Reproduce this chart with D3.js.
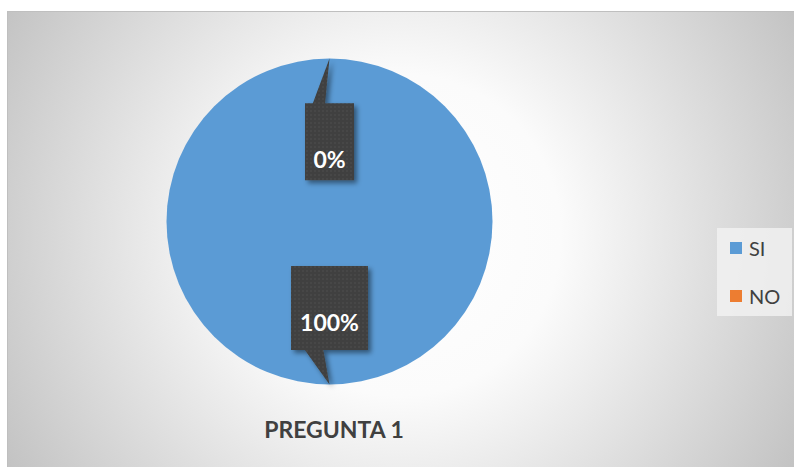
<!DOCTYPE html>
<html>
<head>
<meta charset="utf-8">
<script src="https://cdn.jsdelivr.net/npm/d3@7"></script>
<style>
  body { margin: 0; background: #ffffff; }
  svg { display: block; font-family: Lato, "Open Sans", sans-serif; }
</style>
</head>
<body>
<div id="chart"></div>
<script>
// Chart data
const categories = ["SI", "NO"];
const values = [100, 0];
const labels = ["100%", "0%"];
const colors = ["#5b9bd5", "#ed7d31"];
const title = "PREGUNTA 1";

const W = 794, H = 467;
const svg = d3.select("#chart").append("svg")
    .attr("width", W)
    .attr("height", H);

const defs = svg.append("defs");

// Radial background like the office chart area
const bg = defs.append("radialGradient")
    .attr("id", "bgGrad")
    .attr("gradientUnits", "userSpaceOnUse")
    .attr("cx", 400).attr("cy", 235).attr("r", 460);
bg.append("stop").attr("offset", "0%").attr("stop-color", "#ffffff");
bg.append("stop").attr("offset", "35%").attr("stop-color", "#fbfbfb");
bg.append("stop").attr("offset", "100%").attr("stop-color", "#c2c2c2");

// Dotted fill for callout boxes
const pat = defs.append("pattern")
    .attr("id", "dots")
    .attr("patternUnits", "userSpaceOnUse")
    .attr("width", 4).attr("height", 4);
pat.append("rect").attr("width", 4).attr("height", 4).attr("fill", "#3f3f3f");
pat.append("rect").attr("x", 1).attr("y", 1).attr("width", 1).attr("height", 1).attr("fill", "#5e5e5e");

const shadow = defs.append("filter").attr("id", "shadow")
    .attr("x", "-30%").attr("y", "-30%").attr("width", "160%").attr("height", "160%");
shadow.append("feDropShadow")
    .attr("dx", 3).attr("dy", 3).attr("stdDeviation", 2.5)
    .attr("flood-color", "#000").attr("flood-opacity", 0.45);

// Chart area
svg.append("rect")
    .attr("x", 7.5).attr("y", 11.5)
    .attr("width", W - 7).attr("height", H - 11)
    .attr("fill", "url(#bgGrad)")
    .attr("stroke", "#bfbfbf")
    .attr("stroke-width", 1);

// Pie
const cx = 329.5, cy = 221.5, r = 163;
const pie = d3.pie().sort(null).value(d => d)(values);
const arc = d3.arc().innerRadius(0).outerRadius(r);

const g = svg.append("g").attr("transform", `translate(${cx},${cy})`);
g.selectAll("path.slice")
    .data(pie)
    .enter()
    .append("path")
    .attr("class", "slice")
    .attr("d", arc)
    .attr("fill", (d, i) => colors[i]);

// Callout boxes (sizes per label, positioned along each slice's mid-angle)
const boxSize = { "100%": [77, 84], "0%": [49, 77] };
const boxRadius = { "100%": 0.53, "0%": 0.49 };

pie.forEach((d, i) => {
    const a = (d.startAngle + d.endAngle) / 2;
    const tip = [Math.sin(a) * r, -Math.cos(a) * r];
    const [bw, bh] = boxSize[labels[i]];
    const br = boxRadius[labels[i]] * r;
    const bc = [Math.sin(a) * br, -Math.cos(a) * br];
    const x0 = bc[0] - bw / 2, y0 = bc[1] - bh / 2;
    const x1 = x0 + bw, y1 = y0 + bh;

    // pointer base on the box edge facing the tip
    let pts;
    if (tip[1] < y0) {
        pts = [[x0, y0], [x0 + bw * 0.16, y0], [tip[0], tip[1]], [x0 + bw * 0.41, y0],
               [x1, y0], [x1, y1], [x0, y1]];
    } else {
        pts = [[x0, y0], [x1, y0], [x1, y1], [x0 + bw * 0.42, y1], [tip[0], tip[1]],
               [x0 + bw * 0.18, y1], [x0, y1]];
    }

    g.append("path")
        .attr("d", d3.line()(pts) + "Z")
        .attr("fill", "url(#dots)")
        .attr("filter", "url(#shadow)");

    g.append("text")
        .attr("x", bc[0])
        .attr("y", y0 + (tip[1] < y0 ? bh * 0.84 : bh * 0.77))
        .attr("text-anchor", "middle")
        .attr("fill", "#ffffff")
        .style("font-size", "23px")
        .style("font-weight", "bold")
        .text(labels[i]);
});

// Legend
const legend = svg.append("g");
legend.append("rect")
    .attr("x", 717).attr("y", 228)
    .attr("width", 75).attr("height", 88)
    .attr("fill", "#f2f2f2")
    .attr("fill-opacity", 0.8);

const ly = d3.scalePoint().domain(categories).range([248, 296]);
categories.forEach((c, i) => {
    legend.append("rect")
        .attr("x", 730).attr("y", ly(c) - 6)
        .attr("width", 12).attr("height", 12)
        .attr("fill", colors[i]);
    legend.append("text")
        .attr("x", 749).attr("y", ly(c) + 8)
        .attr("fill", "#404040")
        .style("font-size", "20px")
        .text(c);
});

// Title
svg.append("text")
    .attr("x", 334).attr("y", 438)
    .attr("text-anchor", "middle")
    .attr("fill", "#404040")
    .style("font-size", "23px")
    .style("font-weight", "bold")
    .text(title);
</script>
</body>
</html>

* [REQUIRED WORK]: Every line of the data should be copied as it stands, without the images.

* [ANSWER TO THIS PROBLEM]:
Reproduce this chart with D3.js.
<!DOCTYPE html>
<html>
<head>
<meta charset="utf-8">
<script src="https://cdn.jsdelivr.net/npm/d3@7"></script>
<style>
  body { margin: 0; background: #ffffff; }
  svg { display: block; font-family: Lato, "Open Sans", sans-serif; }
</style>
</head>
<body>
<div id="chart"></div>
<script>
// Chart data
const categories = ["SI", "NO"];
const values = [100, 0];
const labels = ["100%", "0%"];
const colors = ["#5b9bd5", "#ed7d31"];
const title = "PREGUNTA 1";

const W = 794, H = 467;
const svg = d3.select("#chart").append("svg")
    .attr("width", W)
    .attr("height", H);

const defs = svg.append("defs");

// Radial background like the office chart area
const bg = defs.append("radialGradient")
    .attr("id", "bgGrad")
    .attr("gradientUnits", "userSpaceOnUse")
    .attr("cx", 400).attr("cy", 235).attr("r", 460);
bg.append("stop").attr("offset", "0%").attr("stop-color", "#ffffff");
bg.append("stop").attr("offset", "35%").attr("stop-color", "#fbfbfb");
bg.append("stop").attr("offset", "100%").attr("stop-color", "#c2c2c2");

// Dotted fill for callout boxes
const pat = defs.append("pattern")
    .attr("id", "dots")
    .attr("patternUnits", "userSpaceOnUse")
    .attr("width", 4).attr("height", 4);
pat.append("rect").attr("width", 4).attr("height", 4).attr("fill", "#3f3f3f");
pat.append("rect").attr("x", 1).attr("y", 1).attr("width", 1).attr("height", 1).attr("fill", "#5e5e5e");

const shadow = defs.append("filter").attr("id", "shadow")
    .attr("x", "-30%").attr("y", "-30%").attr("width", "160%").attr("height", "160%");
shadow.append("feDropShadow")
    .attr("dx", 3).attr("dy", 3).attr("stdDeviation", 2.5)
    .attr("flood-color", "#000").attr("flood-opacity", 0.45);

// Chart area
svg.append("rect")
    .attr("x", 7.5).attr("y", 11.5)
    .attr("width", W - 7).attr("height", H - 11)
    .attr("fill", "url(#bgGrad)")
    .attr("stroke", "#bfbfbf")
    .attr("stroke-width", 1);

// Pie
const cx = 329.5, cy = 221.5, r = 163;
const pie = d3.pie().sort(null).value(d => d)(values);
const arc = d3.arc().innerRadius(0).outerRadius(r);

const g = svg.append("g").attr("transform", `translate(${cx},${cy})`);
g.selectAll("path.slice")
    .data(pie)
    .enter()
    .append("path")
    .attr("class", "slice")
    .attr("d", arc)
    .attr("fill", (d, i) => colors[i]);

// Callout boxes (sizes per label, positioned along each slice's mid-angle)
const boxSize = { "100%": [77, 84], "0%": [49, 77] };
const boxRadius = { "100%": 0.53, "0%": 0.49 };

pie.forEach((d, i) => {
    const a = (d.startAngle + d.endAngle) / 2;
    const tip = [Math.sin(a) * r, -Math.cos(a) * r];
    const [bw, bh] = boxSize[labels[i]];
    const br = boxRadius[labels[i]] * r;
    const bc = [Math.sin(a) * br, -Math.cos(a) * br];
    const x0 = bc[0] - bw / 2, y0 = bc[1] - bh / 2;
    const x1 = x0 + bw, y1 = y0 + bh;

    // pointer base on the box edge facing the tip
    let pts;
    if (tip[1] < y0) {
        pts = [[x0, y0], [x0 + bw * 0.16, y0], [tip[0], tip[1]], [x0 + bw * 0.41, y0],
               [x1, y0], [x1, y1], [x0, y1]];
    } else {
        pts = [[x0, y0], [x1, y0], [x1, y1], [x0 + bw * 0.42, y1], [tip[0], tip[1]],
               [x0 + bw * 0.18, y1], [x0, y1]];
    }

    g.append("path")
        .attr("d", d3.line()(pts) + "Z")
        .attr("fill", "url(#dots)")
        .attr("filter", "url(#shadow)");

    g.append("text")
        .attr("x", bc[0])
        .attr("y", y0 + (tip[1] < y0 ? bh * 0.84 : bh * 0.77))
        .attr("text-anchor", "middle")
        .attr("fill", "#ffffff")
        .style("font-size", "23px")
        .style("font-weight", "bold")
        .text(labels[i]);
});

// Legend
const legend = svg.append("g");
legend.append("rect")
    .attr("x", 717).attr("y", 228)
    .attr("width", 75).attr("height", 88)
    .attr("fill", "#f2f2f2")
    .attr("fill-opacity", 0.8);

const ly = d3.scalePoint().domain(categories).range([248, 296]);
categories.forEach((c, i) => {
    legend.append("rect")
        .attr("x", 730).attr("y", ly(c) - 6)
        .attr("width", 12).attr("height", 12)
        .attr("fill", colors[i]);
    legend.append("text")
        .attr("x", 749).attr("y", ly(c) + 8)
        .attr("fill", "#404040")
        .style("font-size", "20px")
        .text(c);
});

// Title
svg.append("text")
    .attr("x", 334).attr("y", 438)
    .attr("text-anchor", "middle")
    .attr("fill", "#404040")
    .style("font-size", "23px")
    .style("font-weight", "bold")
    .text(title);
</script>
</body>
</html>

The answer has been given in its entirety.